Au Nanobead Chains With Tunable Plasmon Resonance And Intense Optical Scattering: Scalable Green Synthesis, Monte Carlo Assembly Kinetics, Discrete Dipole Approximation Modeling, And Nano-Biophotonic Application

The development of optically tunable and intensely scattering materials is of wide interest in biophotonics and medicine, provided they are biocompatible. Highly linear, tunable, narrow-gap, and intensely scattering gold nanobead chains were prepared by a green synthesis scheme, starting from ultrapure gold nanosphere monomers having a virgin surface. These Au nanochains exhibit a tunable longitudinal surface plasmon resonance (SPR) over the range from 590 to 710 nm. To determine the ensemble statistics of the synthesized nanobead chain lengths and their branching, transmission electron microscopy (TEM) images were acquired, in batch, correlated with the nanochain longitudinal SPR maxima (590 to 640 nm). Monte Carlo simulations quantify the selectivity of the chemical reaction: chain-end gold nanosphere units are about 4 times more reactive than chain-center units and assemble under a high-inverse-order-dependent diffusion.
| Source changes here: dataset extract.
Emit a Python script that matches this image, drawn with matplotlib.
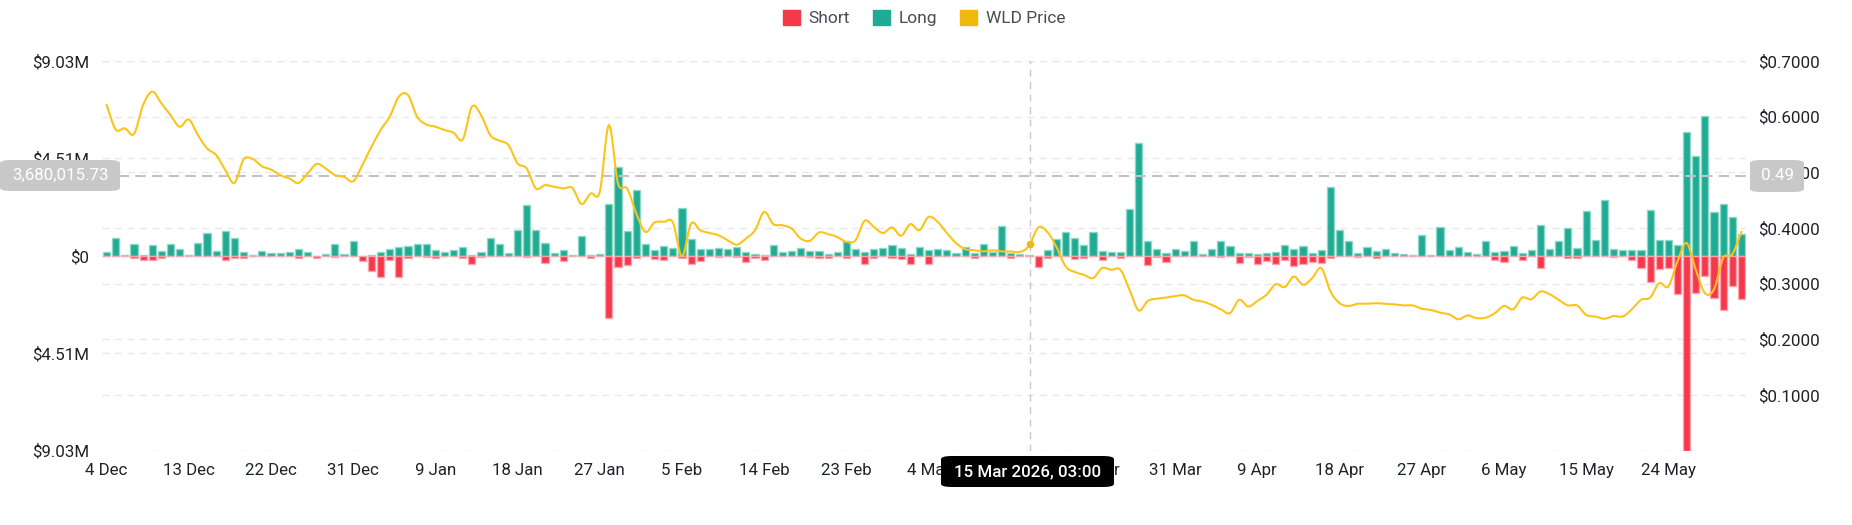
import numpy as np
import pandas as pd
import matplotlib
matplotlib.use("Agg")
import matplotlib.pyplot as plt
import matplotlib.dates as mdates
from matplotlib.patches import Rectangle, FancyBboxPatch

plt.rcParams["font.family"] = ["Roboto", "DejaVu Sans"]

start_date = "2025-12-04"

# daily liquidations, millions of USD
long_m = [
    0.19, 0.82, 0.06, 0.53, 0.06, 0.50, 0.22, 0.57, 0.33, 0.05,
    0.59, 1.05, 0.23, 1.15, 0.84, 0.16, 0.05, 0.23, 0.14, 0.14,
    0.19, 0.34, 0.16, 0.00, 0.08, 0.56, 0.08, 0.68, 0.00, 0.05,
    0.16, 0.31, 0.39, 0.45, 0.53, 0.53, 0.29, 0.17, 0.25, 0.42,
    0.05, 0.16, 0.84, 0.53, 0.14, 1.21, 2.36, 1.18, 0.59, 0.11,
    0.29, 0.05, 0.93, 0.05, 0.09, 2.39, 4.14, 1.15, 3.07, 0.54,
    0.25, 0.47, 0.36, 2.23, 0.79, 0.31, 0.34, 0.36, 0.34, 0.39,
    0.16, 0.09, 0.05, 0.50, 0.20, 0.23, 0.36, 0.22, 0.23, 0.09,
    0.19, 0.70, 0.31, 0.16, 0.33, 0.36, 0.48, 0.36, 0.09, 0.39,
    0.26, 0.33, 0.28, 0.14, 0.42, 0.11, 0.57, 0.16, 1.38, 0.12,
    0.08, 0.06, 0.00, 0.25, 0.76, 1.12, 0.84, 0.51, 1.10, 0.23,
    0.17, 0.17, 2.15, 5.24, 0.70, 0.33, 0.14, 0.33, 0.23, 0.67,
    0.09, 0.33, 0.71, 0.45, 0.14, 0.11, 0.09, 0.14, 0.19, 0.50,
    0.33, 0.45, 0.12, 0.28, 3.19, 1.21, 0.68, 0.11, 0.42, 0.23,
    0.31, 0.12, 0.09, 0.05, 0.96, 0.03, 1.32, 0.26, 0.43, 0.16,
    0.08, 0.68, 0.20, 0.22, 0.45, 0.11, 0.26, 1.44, 0.33, 0.71,
    1.30, 0.37, 2.09, 0.74, 2.60, 0.34, 0.28, 0.25, 0.29, 2.14,
    0.74, 0.74, 0.51, 5.72, 4.65, 6.46, 2.03, 2.40, 1.81, 1.02,
]
short_m = [
    0.03, 0.00, 0.00, 0.08, 0.20, 0.20, 0.12, 0.03, 0.00, 0.00,
    0.00, 0.03, 0.03, 0.20, 0.08, 0.12, 0.03, 0.00, 0.03, 0.03,
    0.03, 0.08, 0.03, 0.08, 0.00, 0.06, 0.00, 0.00, 0.26, 0.71,
    0.96, 0.17, 0.98, 0.12, 0.03, 0.06, 0.09, 0.00, 0.00, 0.09,
    0.36, 0.05, 0.00, 0.03, 0.00, 0.00, 0.06, 0.00, 0.33, 0.00,
    0.22, 0.00, 0.00, 0.09, 0.03, 2.89, 0.50, 0.42, 0.09, 0.03,
    0.14, 0.20, 0.03, 0.11, 0.39, 0.23, 0.03, 0.05, 0.03, 0.05,
    0.28, 0.12, 0.19, 0.03, 0.03, 0.03, 0.03, 0.05, 0.08, 0.11,
    0.00, 0.12, 0.03, 0.36, 0.08, 0.03, 0.12, 0.16, 0.36, 0.03,
    0.37, 0.03, 0.03, 0.00, 0.03, 0.12, 0.03, 0.03, 0.03, 0.12,
    0.00, 0.00, 0.53, 0.08, 0.03, 0.03, 0.16, 0.08, 0.03, 0.17,
    0.03, 0.08, 0.00, 0.03, 0.43, 0.06, 0.28, 0.03, 0.03, 0.03,
    0.00, 0.00, 0.06, 0.03, 0.34, 0.05, 0.39, 0.22, 0.39, 0.17,
    0.47, 0.37, 0.29, 0.34, 0.09, 0.03, 0.03, 0.05, 0.00, 0.08,
    0.03, 0.00, 0.00, 0.00, 0.03, 0.00, 0.00, 0.03, 0.00, 0.00,
    0.00, 0.03, 0.19, 0.28, 0.03, 0.17, 0.03, 0.56, 0.03, 0.03,
    0.11, 0.08, 0.03, 0.03, 0.03, 0.05, 0.03, 0.20, 0.56, 1.22,
    0.59, 0.54, 1.75, 9.03, 1.70, 0.95, 1.94, 2.50, 1.38, 2.00,
]
price = [
    0.621, 0.577, 0.579, 0.569, 0.621, 0.645, 0.624, 0.603, 0.582, 0.595,
    0.567, 0.543, 0.531, 0.504, 0.481, 0.523, 0.524, 0.511, 0.505, 0.495,
    0.489, 0.481, 0.498, 0.515, 0.507, 0.495, 0.492, 0.484, 0.513, 0.546,
    0.576, 0.600, 0.636, 0.639, 0.600, 0.586, 0.582, 0.576, 0.571, 0.559,
    0.618, 0.603, 0.567, 0.557, 0.549, 0.516, 0.507, 0.471, 0.477, 0.474,
    0.471, 0.472, 0.443, 0.462, 0.465, 0.585, 0.480, 0.471, 0.426, 0.393,
    0.410, 0.411, 0.410, 0.349, 0.408, 0.396, 0.391, 0.387, 0.378, 0.370,
    0.381, 0.396, 0.429, 0.407, 0.405, 0.399, 0.381, 0.377, 0.392, 0.389,
    0.384, 0.375, 0.378, 0.413, 0.402, 0.391, 0.401, 0.386, 0.407, 0.396,
    0.420, 0.411, 0.391, 0.373, 0.362, 0.360, 0.358, 0.360, 0.358, 0.358,
    0.357, 0.368, 0.401, 0.393, 0.366, 0.331, 0.321, 0.316, 0.310, 0.328,
    0.325, 0.325, 0.289, 0.252, 0.269, 0.273, 0.275, 0.278, 0.279, 0.271,
    0.268, 0.262, 0.254, 0.247, 0.271, 0.259, 0.269, 0.280, 0.299, 0.294,
    0.313, 0.298, 0.310, 0.328, 0.286, 0.265, 0.260, 0.264, 0.264, 0.265,
    0.264, 0.263, 0.261, 0.261, 0.255, 0.253, 0.248, 0.245, 0.236, 0.243,
    0.238, 0.239, 0.247, 0.260, 0.254, 0.275, 0.272, 0.286, 0.281, 0.271,
    0.261, 0.261, 0.244, 0.241, 0.237, 0.242, 0.241, 0.254, 0.271, 0.275,
    0.301, 0.295, 0.340, 0.373, 0.325, 0.283, 0.290, 0.346, 0.353, 0.393,
]

left_ticks = [-9.03e6, -4.515e6, 0, 4.515e6, 9.03e6]
left_labels = ["$9.03M", "$4.51M", "$0", "$4.51M", "$9.03M"]
right_ticks = [0.1, 0.2, 0.3, 0.4, 0.5, 0.6, 0.7]
right_labels = ["$0.1000", "$0.2000", "$0.3000", "$0.4000", "$0.5000", "$0.6000", "$0.7000"]

cursor_time = "2026-03-15 03:00"
cursor_value = 3680015.73
cursor_price = 0.49

RED = "#f6384b"
GREEN = "#22ab94"
YELLOW = "#f0b90b"
LINE = "#fcc419"
TXT = "#1e2329"


def smooth(x, y, n=12):
    # catmull-rom, just for drawing the price curve round
    x = np.asarray(x, float)
    y = np.asarray(y, float)
    yp = np.concatenate([[2 * y[0] - y[1]], y, [2 * y[-1] - y[-2]]])
    t = np.linspace(0, 1, n, endpoint=False)[:, None]
    p0, p1, p2, p3 = yp[:-3], yp[1:-2], yp[2:-1], yp[3:]
    ys = 0.5 * (2 * p1 + (p2 - p0) * t + (2 * p0 - 5 * p1 + 4 * p2 - p3) * t ** 2
                + (3 * p1 - p0 - 3 * p2 + p3) * t ** 3)
    xs = x[:-1] + (x[1:] - x[:-1]) * t
    return np.append(xs.T.ravel(), x[-1]), np.append(ys.T.ravel(), y[-1])


dates = pd.date_range(start_date, periods=len(long_m), freq="D")
x = mdates.date2num(dates)
longs = np.array(long_m) * 1e6
shorts = -np.array(short_m) * 1e6

W, H = 1852, 525
fig = plt.figure(figsize=(W / 100, H / 100), dpi=100)
L, R, T, B = 102, 1746, 61, 450.7
ax = fig.add_axes([L / W, 1 - B / H, (R - L) / W, (B - T) / H])
ax2 = ax.twinx()

ylo, yhi = -9.03e6, 9.03e6
ax.set_ylim(ylo, yhi)
ax2.set_ylim(0, 0.7)
ax.set_xlim(x[0] - 0.5, x[-1] + 0.5)

# grid lines of both axes, behind the bars
for v in left_ticks:
    ax.axhline(v, color="#e8e8e8", lw=1, ls=(0, (5, 4)), zorder=0)
for p in right_ticks:
    ax.axhline(ylo + p / 0.7 * (yhi - ylo), color="#e8e8e8", lw=1, ls=(0, (5, 4)), zorder=0)

ax.bar(x, longs, width=0.78, color=GREEN, edgecolor=(0.55, 0.85, 0.78, 0.9), lw=1, zorder=2)
ax.bar(x, shorts, width=0.78, color=RED, edgecolor=(1.0, 0.65, 0.7, 0.9), lw=1, zorder=2)

sx, sy = smooth(x, price)
ax2.plot(sx, sy, color=LINE, lw=1.5, zorder=3)

xc = mdates.date2num(pd.Timestamp(cursor_time))
ax2.plot([xc], [np.interp(xc, sx, sy)], "o", ms=4.5, color=YELLOW, zorder=4)
ax.axvline(xc, color="#c8c8c8", lw=1, ls=(0, (5, 4)), zorder=1)
ax.axhline(cursor_value, color="#c2c2c2", lw=1.5, ls=(0, (5, 3)), zorder=5)

ax.set_yticks(left_ticks)
ax.set_yticklabels(left_labels)
ax2.set_yticks(right_ticks)
ax2.set_yticklabels(right_labels)
tick_days = dates[::9][:20]
ax.set_xticks(mdates.date2num(tick_days))
ax.set_xticklabels([f"{d.day} {d.strftime('%b')}" for d in tick_days])

for a in (ax, ax2):
    for s in a.spines.values():
        s.set_visible(False)
    a.tick_params(length=0, labelsize=12.2, labelcolor=TXT)
ax.tick_params(axis="y", pad=9)
ax2.tick_params(axis="y", pad=9)
ax.tick_params(axis="x", pad=9)


def box(x0, y0, x1, y1, color, text, tcolor="white", weight="normal"):
    fig.patches.append(FancyBboxPatch(
        (x0 / W, 1 - y1 / H), (x1 - x0) / W, (y1 - y0) / H,
        boxstyle="round,pad=0,rounding_size=0.006", transform=fig.transFigure,
        fc=color, ec="none", zorder=10))
    fig.text((x0 + x1) / 2 / W, 1 - (y0 + y1) / 2 / H, text, ha="center", va="center",
             color=tcolor, fontsize=12.2, fontweight=weight, zorder=11)


box(0, 160, 120, 191, "#c8c8c8", f"{cursor_value:,.2f}")
box(1750, 160, 1804, 192, "#c8c8c8", f"{cursor_price:.2f}")
box(941, 456, 1114, 487, "black", "15 Mar 2026, 03:00", weight="medium")

handles = [Rectangle((0, 0), 1, 1, color=c) for c in (RED, GREEN, YELLOW)]
fig.legend(handles, ["Short", "Long", "WLD Price"], loc="center",
           bbox_to_anchor=((L + R) / 2 / W, 1 - 18 / H), ncol=3, frameon=False,
           handlelength=1.0, handleheight=1.0, handletextpad=0.5, columnspacing=1.3,
           fontsize=12.5, labelcolor="#474d57")

fig.savefig("out.png", dpi=100)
Discrete dipole approximation (DDA) computations predict the experimental extinction spectra and the narrow gap distance of the chains, as well as the elongated chain's optical scattering enhancement, relative to Au nanosphere monomers (approximately 3x enhancement at equivalent mass). In vitro dark-field microscopy, cell studies, and biocompatibility tests demonstrate the nanochains' (1) intense optical scattering cross sections, related to the plasmon coupling between the constituent nanospheres, (2) highly accessible gold surfaces, enabling facile conjugation with cell targeting ligands, and (3) absence of cell toxicity. The herein reported scalable, green synthesized, readily conjugatable gold nanobead chains are thus of great potential utility for serving as a wide range of biophotonic platforms, such as for enhanced in vitro and in vivo contrast imaging, diagnostics, and targeted nanotheranostics.